▸ Directions
Extract, in full, the lines below, beginning at the first and ending with the line that contains "0.86, 0.88, 0.86];". Pictures do not belong in the copy.

▸ Provided data

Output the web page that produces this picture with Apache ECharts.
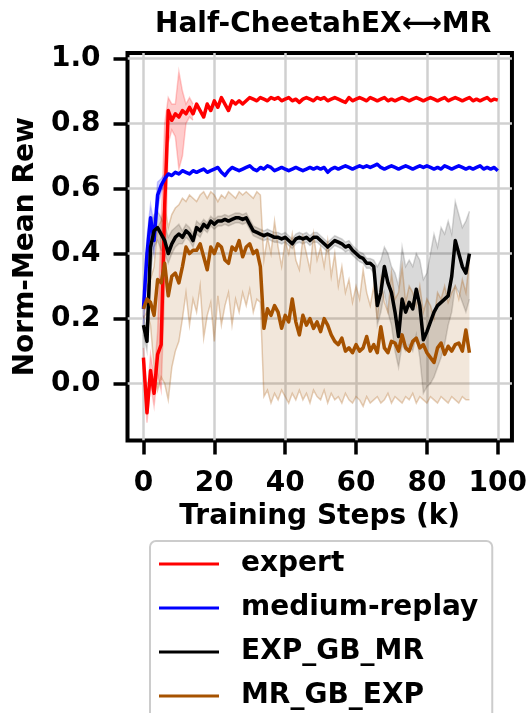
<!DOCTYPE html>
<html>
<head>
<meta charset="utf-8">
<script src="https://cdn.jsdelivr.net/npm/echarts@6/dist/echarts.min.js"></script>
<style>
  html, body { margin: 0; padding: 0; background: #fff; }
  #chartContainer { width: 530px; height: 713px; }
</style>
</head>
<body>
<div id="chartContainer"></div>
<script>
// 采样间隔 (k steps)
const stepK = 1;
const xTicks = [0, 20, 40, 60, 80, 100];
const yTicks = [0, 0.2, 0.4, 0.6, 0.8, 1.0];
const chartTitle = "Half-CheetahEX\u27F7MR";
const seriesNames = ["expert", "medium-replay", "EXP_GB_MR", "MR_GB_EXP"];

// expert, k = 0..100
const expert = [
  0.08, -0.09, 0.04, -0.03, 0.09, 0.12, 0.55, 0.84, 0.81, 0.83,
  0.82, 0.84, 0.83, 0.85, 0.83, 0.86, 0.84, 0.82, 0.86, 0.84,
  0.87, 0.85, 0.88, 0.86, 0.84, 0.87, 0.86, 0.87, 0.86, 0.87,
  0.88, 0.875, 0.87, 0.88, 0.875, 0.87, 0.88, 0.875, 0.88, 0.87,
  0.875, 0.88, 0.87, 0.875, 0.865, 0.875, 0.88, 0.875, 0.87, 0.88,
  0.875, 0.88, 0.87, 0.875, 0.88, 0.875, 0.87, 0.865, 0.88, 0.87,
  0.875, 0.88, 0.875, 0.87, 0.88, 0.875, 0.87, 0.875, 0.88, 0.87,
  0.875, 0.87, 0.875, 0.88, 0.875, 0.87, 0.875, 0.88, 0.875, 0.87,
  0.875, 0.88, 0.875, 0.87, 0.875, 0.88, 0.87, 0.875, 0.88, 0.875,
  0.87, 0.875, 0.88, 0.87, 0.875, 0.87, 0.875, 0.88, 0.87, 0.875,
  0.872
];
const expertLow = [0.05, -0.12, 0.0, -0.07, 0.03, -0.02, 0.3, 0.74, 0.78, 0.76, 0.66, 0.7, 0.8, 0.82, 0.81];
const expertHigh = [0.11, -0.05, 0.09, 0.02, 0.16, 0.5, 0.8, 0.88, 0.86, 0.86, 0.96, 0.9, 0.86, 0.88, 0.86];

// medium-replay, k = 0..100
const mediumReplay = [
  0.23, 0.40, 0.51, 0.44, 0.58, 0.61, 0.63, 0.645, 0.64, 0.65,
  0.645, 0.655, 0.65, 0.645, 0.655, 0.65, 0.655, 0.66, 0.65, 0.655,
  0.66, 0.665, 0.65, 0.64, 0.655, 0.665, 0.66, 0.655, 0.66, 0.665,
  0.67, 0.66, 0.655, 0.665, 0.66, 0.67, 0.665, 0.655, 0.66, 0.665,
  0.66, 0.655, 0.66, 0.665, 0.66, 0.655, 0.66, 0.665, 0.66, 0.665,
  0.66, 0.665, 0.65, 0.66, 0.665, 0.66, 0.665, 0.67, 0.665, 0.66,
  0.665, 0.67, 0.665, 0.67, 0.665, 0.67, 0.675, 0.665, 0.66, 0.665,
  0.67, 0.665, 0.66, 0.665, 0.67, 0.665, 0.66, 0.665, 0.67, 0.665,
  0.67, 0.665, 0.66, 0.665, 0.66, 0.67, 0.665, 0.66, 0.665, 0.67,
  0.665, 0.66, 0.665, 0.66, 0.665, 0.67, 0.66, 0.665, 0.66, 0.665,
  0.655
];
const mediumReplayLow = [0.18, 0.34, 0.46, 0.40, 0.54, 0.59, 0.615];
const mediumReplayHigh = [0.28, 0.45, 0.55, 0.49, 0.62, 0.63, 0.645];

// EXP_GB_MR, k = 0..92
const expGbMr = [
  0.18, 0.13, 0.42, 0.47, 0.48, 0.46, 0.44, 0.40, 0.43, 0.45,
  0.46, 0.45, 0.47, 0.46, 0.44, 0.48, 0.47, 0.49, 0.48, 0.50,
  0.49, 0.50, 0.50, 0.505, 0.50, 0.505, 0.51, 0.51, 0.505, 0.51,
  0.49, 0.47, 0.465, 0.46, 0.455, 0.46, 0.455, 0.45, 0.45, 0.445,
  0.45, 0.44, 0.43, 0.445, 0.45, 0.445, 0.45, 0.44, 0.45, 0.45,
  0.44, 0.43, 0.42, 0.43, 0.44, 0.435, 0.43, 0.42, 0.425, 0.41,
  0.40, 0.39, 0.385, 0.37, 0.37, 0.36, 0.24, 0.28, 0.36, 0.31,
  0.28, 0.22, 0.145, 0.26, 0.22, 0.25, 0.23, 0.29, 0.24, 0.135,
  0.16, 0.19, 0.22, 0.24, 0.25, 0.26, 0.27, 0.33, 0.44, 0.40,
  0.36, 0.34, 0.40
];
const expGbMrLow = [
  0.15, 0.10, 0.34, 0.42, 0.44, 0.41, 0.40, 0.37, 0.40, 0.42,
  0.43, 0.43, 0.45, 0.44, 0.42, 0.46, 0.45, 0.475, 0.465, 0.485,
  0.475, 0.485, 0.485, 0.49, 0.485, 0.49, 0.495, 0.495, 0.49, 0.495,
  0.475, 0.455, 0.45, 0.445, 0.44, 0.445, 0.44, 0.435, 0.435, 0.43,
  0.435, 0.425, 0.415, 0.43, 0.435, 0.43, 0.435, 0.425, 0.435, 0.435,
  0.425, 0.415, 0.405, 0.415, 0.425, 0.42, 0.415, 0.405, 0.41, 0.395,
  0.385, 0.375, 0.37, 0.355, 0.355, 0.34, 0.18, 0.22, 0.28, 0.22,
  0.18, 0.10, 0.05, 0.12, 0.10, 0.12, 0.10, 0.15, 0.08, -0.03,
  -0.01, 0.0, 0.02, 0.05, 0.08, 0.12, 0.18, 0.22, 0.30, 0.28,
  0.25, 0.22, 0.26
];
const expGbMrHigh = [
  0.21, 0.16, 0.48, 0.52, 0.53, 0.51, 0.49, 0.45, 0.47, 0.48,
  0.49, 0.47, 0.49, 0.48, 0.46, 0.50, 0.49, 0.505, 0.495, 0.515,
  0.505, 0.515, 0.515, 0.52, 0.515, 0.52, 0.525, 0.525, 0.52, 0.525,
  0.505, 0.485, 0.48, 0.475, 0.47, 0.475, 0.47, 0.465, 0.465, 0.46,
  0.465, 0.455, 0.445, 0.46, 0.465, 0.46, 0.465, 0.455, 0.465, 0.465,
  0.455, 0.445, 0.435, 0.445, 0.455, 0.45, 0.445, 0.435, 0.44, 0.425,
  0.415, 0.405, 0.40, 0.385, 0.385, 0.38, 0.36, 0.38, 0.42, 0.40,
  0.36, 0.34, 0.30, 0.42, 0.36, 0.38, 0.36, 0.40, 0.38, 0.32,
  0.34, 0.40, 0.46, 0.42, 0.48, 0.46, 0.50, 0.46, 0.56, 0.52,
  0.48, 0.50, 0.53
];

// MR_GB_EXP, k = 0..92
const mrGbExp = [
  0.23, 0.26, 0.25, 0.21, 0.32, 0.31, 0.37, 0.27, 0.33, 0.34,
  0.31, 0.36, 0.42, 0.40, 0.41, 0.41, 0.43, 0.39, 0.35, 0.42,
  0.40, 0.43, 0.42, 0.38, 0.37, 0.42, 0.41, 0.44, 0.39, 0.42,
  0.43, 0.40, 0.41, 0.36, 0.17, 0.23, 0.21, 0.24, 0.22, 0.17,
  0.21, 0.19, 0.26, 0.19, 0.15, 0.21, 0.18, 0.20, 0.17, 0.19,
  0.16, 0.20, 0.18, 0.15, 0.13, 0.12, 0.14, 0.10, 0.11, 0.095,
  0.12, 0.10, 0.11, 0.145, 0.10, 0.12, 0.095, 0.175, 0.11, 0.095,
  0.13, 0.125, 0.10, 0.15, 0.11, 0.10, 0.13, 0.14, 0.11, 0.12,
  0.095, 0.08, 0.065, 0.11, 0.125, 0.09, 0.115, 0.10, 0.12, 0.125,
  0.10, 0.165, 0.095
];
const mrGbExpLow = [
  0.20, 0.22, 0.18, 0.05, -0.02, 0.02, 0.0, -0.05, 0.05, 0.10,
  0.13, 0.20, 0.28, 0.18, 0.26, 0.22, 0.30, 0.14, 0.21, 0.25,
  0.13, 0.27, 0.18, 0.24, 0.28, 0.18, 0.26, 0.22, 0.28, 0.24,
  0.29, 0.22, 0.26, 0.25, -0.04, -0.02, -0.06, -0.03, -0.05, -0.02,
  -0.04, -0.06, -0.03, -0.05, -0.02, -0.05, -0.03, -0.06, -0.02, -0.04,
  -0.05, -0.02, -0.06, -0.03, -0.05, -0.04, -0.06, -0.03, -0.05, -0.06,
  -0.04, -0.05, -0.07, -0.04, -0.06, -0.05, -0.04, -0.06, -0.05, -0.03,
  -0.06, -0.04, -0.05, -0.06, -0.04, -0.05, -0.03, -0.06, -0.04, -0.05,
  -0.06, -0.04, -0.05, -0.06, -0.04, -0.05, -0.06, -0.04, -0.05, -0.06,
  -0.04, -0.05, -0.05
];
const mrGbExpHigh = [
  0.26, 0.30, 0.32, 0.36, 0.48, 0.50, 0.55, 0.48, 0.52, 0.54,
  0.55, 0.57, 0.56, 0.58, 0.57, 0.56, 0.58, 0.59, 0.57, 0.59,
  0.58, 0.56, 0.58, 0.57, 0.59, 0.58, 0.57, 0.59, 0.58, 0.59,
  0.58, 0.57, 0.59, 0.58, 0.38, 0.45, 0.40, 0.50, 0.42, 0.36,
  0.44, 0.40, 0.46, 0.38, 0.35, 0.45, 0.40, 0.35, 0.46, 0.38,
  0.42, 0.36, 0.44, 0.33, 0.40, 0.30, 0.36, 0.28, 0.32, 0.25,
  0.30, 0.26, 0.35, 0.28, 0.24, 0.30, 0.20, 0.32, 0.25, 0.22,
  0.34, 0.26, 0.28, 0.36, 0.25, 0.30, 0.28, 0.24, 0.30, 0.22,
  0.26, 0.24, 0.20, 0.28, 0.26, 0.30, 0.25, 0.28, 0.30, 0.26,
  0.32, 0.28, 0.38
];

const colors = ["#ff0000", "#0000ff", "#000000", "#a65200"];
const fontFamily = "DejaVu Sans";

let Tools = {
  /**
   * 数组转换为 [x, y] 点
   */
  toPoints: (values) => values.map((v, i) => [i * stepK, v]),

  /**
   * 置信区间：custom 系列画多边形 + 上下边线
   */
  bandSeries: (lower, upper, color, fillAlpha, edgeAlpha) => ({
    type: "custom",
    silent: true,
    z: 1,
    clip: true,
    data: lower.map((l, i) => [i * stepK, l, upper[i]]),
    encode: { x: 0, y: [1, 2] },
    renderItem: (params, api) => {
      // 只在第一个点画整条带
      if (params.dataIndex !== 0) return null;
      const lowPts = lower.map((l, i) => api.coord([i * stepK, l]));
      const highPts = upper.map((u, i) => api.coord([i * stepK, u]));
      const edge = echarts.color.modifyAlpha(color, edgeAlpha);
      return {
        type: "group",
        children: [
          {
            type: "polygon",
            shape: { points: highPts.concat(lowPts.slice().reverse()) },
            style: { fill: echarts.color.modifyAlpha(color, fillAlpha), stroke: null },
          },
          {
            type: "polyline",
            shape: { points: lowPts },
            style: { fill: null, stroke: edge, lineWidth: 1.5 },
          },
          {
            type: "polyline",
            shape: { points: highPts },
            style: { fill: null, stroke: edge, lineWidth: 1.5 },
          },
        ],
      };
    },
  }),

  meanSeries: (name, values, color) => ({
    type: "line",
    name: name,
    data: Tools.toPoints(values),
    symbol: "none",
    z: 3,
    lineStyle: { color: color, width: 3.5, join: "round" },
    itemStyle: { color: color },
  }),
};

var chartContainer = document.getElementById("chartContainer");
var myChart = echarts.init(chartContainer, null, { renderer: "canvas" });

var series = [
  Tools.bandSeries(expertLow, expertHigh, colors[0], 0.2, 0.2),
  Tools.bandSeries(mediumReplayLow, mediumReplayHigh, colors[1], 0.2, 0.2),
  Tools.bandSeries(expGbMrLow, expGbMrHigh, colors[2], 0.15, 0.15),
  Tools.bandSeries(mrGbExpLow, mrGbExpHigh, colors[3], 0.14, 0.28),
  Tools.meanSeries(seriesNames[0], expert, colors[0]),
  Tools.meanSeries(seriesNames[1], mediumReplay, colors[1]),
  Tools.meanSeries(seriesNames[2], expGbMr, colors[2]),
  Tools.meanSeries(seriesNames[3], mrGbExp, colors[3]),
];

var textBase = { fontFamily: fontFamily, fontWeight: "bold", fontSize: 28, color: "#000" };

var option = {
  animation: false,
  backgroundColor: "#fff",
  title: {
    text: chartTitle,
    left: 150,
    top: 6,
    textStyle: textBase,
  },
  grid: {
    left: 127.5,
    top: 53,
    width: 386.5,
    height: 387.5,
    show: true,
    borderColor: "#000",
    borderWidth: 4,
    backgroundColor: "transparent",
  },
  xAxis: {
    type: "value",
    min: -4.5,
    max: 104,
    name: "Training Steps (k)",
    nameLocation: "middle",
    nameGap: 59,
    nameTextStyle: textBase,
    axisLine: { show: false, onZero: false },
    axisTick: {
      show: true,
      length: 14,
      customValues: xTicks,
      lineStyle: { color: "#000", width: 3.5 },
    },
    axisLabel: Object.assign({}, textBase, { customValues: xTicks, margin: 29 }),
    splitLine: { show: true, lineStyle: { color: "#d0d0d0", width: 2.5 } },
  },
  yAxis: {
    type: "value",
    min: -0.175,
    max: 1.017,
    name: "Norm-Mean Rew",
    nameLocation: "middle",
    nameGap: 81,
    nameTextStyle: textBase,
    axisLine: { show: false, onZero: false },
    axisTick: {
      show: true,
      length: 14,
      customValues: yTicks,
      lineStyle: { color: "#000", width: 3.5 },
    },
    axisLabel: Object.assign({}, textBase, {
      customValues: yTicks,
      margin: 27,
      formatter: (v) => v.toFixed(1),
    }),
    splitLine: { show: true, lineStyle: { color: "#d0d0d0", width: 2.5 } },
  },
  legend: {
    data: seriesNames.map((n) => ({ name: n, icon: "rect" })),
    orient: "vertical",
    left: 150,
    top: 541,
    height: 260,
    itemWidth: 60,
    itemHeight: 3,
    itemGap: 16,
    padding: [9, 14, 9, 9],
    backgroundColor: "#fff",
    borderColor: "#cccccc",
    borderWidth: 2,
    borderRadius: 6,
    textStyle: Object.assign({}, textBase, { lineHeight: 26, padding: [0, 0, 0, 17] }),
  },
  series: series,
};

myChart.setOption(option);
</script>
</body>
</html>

▸ Answer below
Output the web page that produces this picture with Apache ECharts.
<!DOCTYPE html>
<html>
<head>
<meta charset="utf-8">
<script src="https://cdn.jsdelivr.net/npm/echarts@6/dist/echarts.min.js"></script>
<style>
  html, body { margin: 0; padding: 0; background: #fff; }
  #chartContainer { width: 530px; height: 713px; }
</style>
</head>
<body>
<div id="chartContainer"></div>
<script>
// 采样间隔 (k steps)
const stepK = 1;
const xTicks = [0, 20, 40, 60, 80, 100];
const yTicks = [0, 0.2, 0.4, 0.6, 0.8, 1.0];
const chartTitle = "Half-CheetahEX\u27F7MR";
const seriesNames = ["expert", "medium-replay", "EXP_GB_MR", "MR_GB_EXP"];

// expert, k = 0..100
const expert = [
  0.08, -0.09, 0.04, -0.03, 0.09, 0.12, 0.55, 0.84, 0.81, 0.83,
  0.82, 0.84, 0.83, 0.85, 0.83, 0.86, 0.84, 0.82, 0.86, 0.84,
  0.87, 0.85, 0.88, 0.86, 0.84, 0.87, 0.86, 0.87, 0.86, 0.87,
  0.88, 0.875, 0.87, 0.88, 0.875, 0.87, 0.88, 0.875, 0.88, 0.87,
  0.875, 0.88, 0.87, 0.875, 0.865, 0.875, 0.88, 0.875, 0.87, 0.88,
  0.875, 0.88, 0.87, 0.875, 0.88, 0.875, 0.87, 0.865, 0.88, 0.87,
  0.875, 0.88, 0.875, 0.87, 0.88, 0.875, 0.87, 0.875, 0.88, 0.87,
  0.875, 0.87, 0.875, 0.88, 0.875, 0.87, 0.875, 0.88, 0.875, 0.87,
  0.875, 0.88, 0.875, 0.87, 0.875, 0.88, 0.87, 0.875, 0.88, 0.875,
  0.87, 0.875, 0.88, 0.87, 0.875, 0.87, 0.875, 0.88, 0.87, 0.875,
  0.872
];
const expertLow = [0.05, -0.12, 0.0, -0.07, 0.03, -0.02, 0.3, 0.74, 0.78, 0.76, 0.66, 0.7, 0.8, 0.82, 0.81];
const expertHigh = [0.11, -0.05, 0.09, 0.02, 0.16, 0.5, 0.8, 0.88, 0.86, 0.86, 0.96, 0.9, 0.86, 0.88, 0.86];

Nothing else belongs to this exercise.